Find One Thing And Do It Well
When an existing company looks at developing a mobile app or service, its desire to throw everything at it is often visible from the outside. With so many exciting new features within mobile, it's tempting to try and use as many as possible so you can offer users everything you possibly can. However, a mobile screen is tiny compared to a desktop, and the situations in which we browse are entirely different. Shazam got it right from the start because they focused on solving a problem, albeit a fun one.
What could be simpler than loading up the app and being greeted with this one inviting screen?
And although it introduced other features such as commenting on other's tags, these form a minimal part of the overall app experience:
What Shazam is successfully doing is taking this one core part of its product and executing it strategically across other media platforms to ensure the business develops. All of this is done without losing focus of its original aim of helping people discover the music around them.
Shazam has shown the importance of aligning with large media brands to promote its service and drive awareness on a large scale. Earlier this year, Shazam partnered with ITV in a campaign to run Shazam-enabled ads during Britain's Got Talent. Special tags were put onto ads for Cadburys and Pepsi Max which users could use Shazam to find out more about the music being played as well as being entered into a competition to win prizes.
This allowed Shazam to become a part of the 'second screen' experience without having to alter its product itself, or shift focus from the original purpose of the app.
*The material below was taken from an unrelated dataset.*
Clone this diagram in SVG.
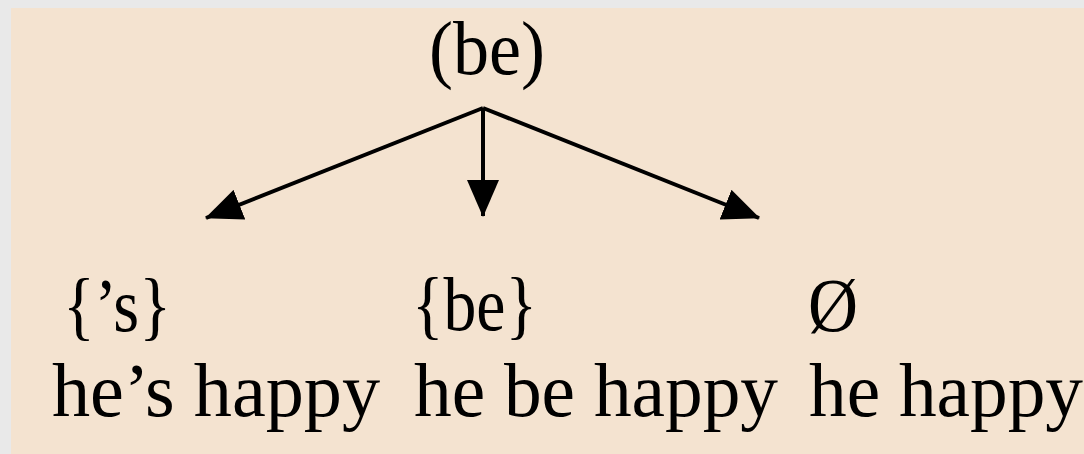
<svg xmlns="http://www.w3.org/2000/svg" width="1084" height="454" viewBox="0 0 1084 454">
  <style>
    .t { font-family: "Liberation Serif", "Times New Roman", serif; font-size: 76px; fill: #000; }
    .c { stroke: #000; stroke-width: 4; fill: none; }
  </style>
  <defs>
    <marker id="ah" markerUnits="userSpaceOnUse" viewBox="0 0 37 32" refX="36" refY="16" markerWidth="37" markerHeight="32" orient="auto">
      <path d="M0,0 L37,16 L0,32 z" fill="#000"/>
    </marker>
  </defs>
  <rect x="0" y="0" width="1084" height="454" fill="#e9e9e9"/>
  <rect x="11" y="8" width="1073" height="446" fill="#f4e3d0"/>
  <g id="connectors">
    <line class="c" x1="483" y1="108" x2="206" y2="218" marker-end="url(#ah)"/>
    <line class="c" x1="483" y1="108" x2="483" y2="216" marker-end="url(#ah)" stroke="#333"/>
    <line class="c" x1="483" y1="108" x2="759" y2="218" marker-end="url(#ah)"/>
  </g>
  <g id="node-root">
    <text class="t" x="429" y="74" textLength="116" lengthAdjust="spacingAndGlyphs">(be)</text>
  </g>
  <g id="node-s">
    <text class="t" x="63" y="331" textLength="108" lengthAdjust="spacingAndGlyphs">{’s}</text>
    <text class="t" x="52" y="416" textLength="328" lengthAdjust="spacingAndGlyphs">he’s happy</text>
  </g>
  <g id="node-be">
    <text class="t" x="412" y="330" textLength="125" lengthAdjust="spacingAndGlyphs">{be}</text>
    <text class="t" x="414" y="416" textLength="364" lengthAdjust="spacingAndGlyphs">he be happy</text>
  </g>
  <g id="node-zero">
    <text class="t" x="808" y="331" textLength="50" lengthAdjust="spacingAndGlyphs">Ø</text>
    <text class="t" x="809" y="416" textLength="274" lengthAdjust="spacingAndGlyphs">he happy</text>
  </g>
</svg>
While the campaign with ITV might not have extended far beyond this initial test (more on this later), by partnering with a strong media platform in the UK, it generated free publicity while also demonstrating the service perfectly.
We're seeing how the use of social media on mobiles - and Twitter in particular - is tied to live events. As soon as a record has been set on Twitter, it's shortly broken again - see the record 10.3 million tweets sent during the last U.S. presidential debate for an example of this. In sports, London 2012 saw a new record set for tweets per second during Usain Bolt's 200m victory.
Shazam has now positioned themselves expertly and is taking advantage of this through its first sport-related partnership with Major League Baseball Advanced Media. Now, at any point during a post-season game, any users with Shazam installed will be able to access a range of information including video highlights, latest scores and breaking news. The potential for mobile marketing during live events is huge and Shazam is setting the trend here, showing how to make its service a seamless part of this experience.
Outside of direct mobile marketing, social TV is the next area that everyone's watching and again, Shazam is showing how it's done. Despite heavy investment in internet-connected TVs, it's evident that there is little on the market (yet) to improve on using your mobile to browse and comment while watching TV. So Shazam is on a mission to be your TV companion app and the default way to bring its content to life with a second viewing experience.
It has embarked on campaigns with a number of shows in the US, where people can Shazam the show to find out more. Similar to its experiment with ITV, this will also work during certain ads. You can then access additional information around a particular show as well as featured music - ensuring a focus on its original product proposition.
What's great about this is that Shazam hasn't tried to reinvent the wheel or make it too complex to engage. It's simply taking what people are doing anyway - using their mobile while watching TV - and fitting into this. Social TV can really be as simple as this and Shazam is proving that it can be done both simply and effectively.